Stuart Fraser

Personal information
- Full name: Stuart Thomas Fraser
- Date of birth: 9 January 1980 (age 45)
- Place of birth: Edinburgh, Scotland
- Position(s): Defender

Senior career*
- Years: Team / Apps / (Gls)
- 1998–2002: Luton Town / 44 / (1)
- 2002–2003: Stevenage Borough / 31 / (1)
- 2003–2006: Arniston Rangers
- 2006–2009: Berwick Rangers / 45 / (4)
- 2009–: Musselburgh Athletic

International career
- 2000: Scotland U21 / 5 / (0)

= Stuart Fraser (footballer, born 1980) =

Scottish footballer

Stuart Thomas Fraser (born 9 January 1980) is a Scottish footballer.

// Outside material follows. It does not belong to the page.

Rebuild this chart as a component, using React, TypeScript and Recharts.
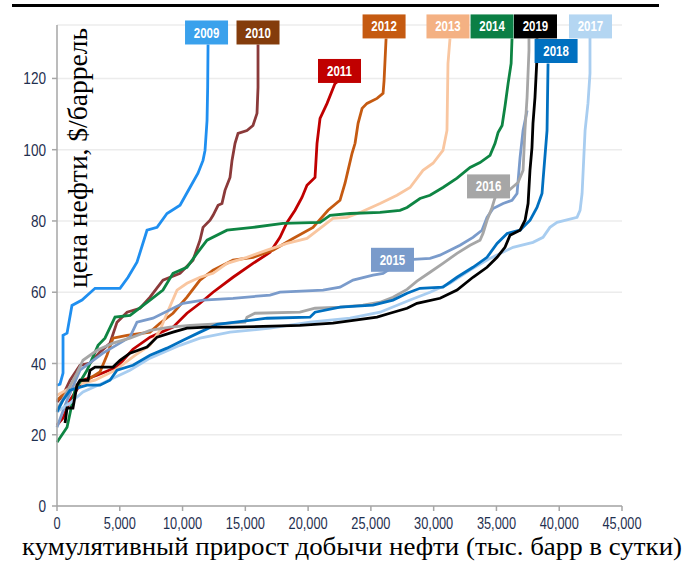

Fraser started his career at Luton Town, making his debut at the end of the 1997–98 season. He scored his first and only goal for the club in September 1999 in a 4–2 win against Oxford United. Fraser was a regular in the starting lineup at the start of the 2000–01 season, and earned himself a callup to the Scotland under-21 national team. In January 2001, Fraser suffered a broken leg in an FA Cup match against Queen's Park Rangers. He failed to regain his place in the first team and was released in March 2002. He made a total of 44 league appearances for the club.

Following a short trial with Dundee United, he signed for Stevenage Borough. He made his debut against Morecambe, making 31 appearances for the club before moving on to Arniston Rangers in the Scottish Junior League. He signed for Berwick Rangers in 2006, He won the Scottish Third Division with Berwick during his first season at the club, but after suffering another broken leg in the following season he barely featured for the team again. In 2009, he moved to Musselburgh Athletic.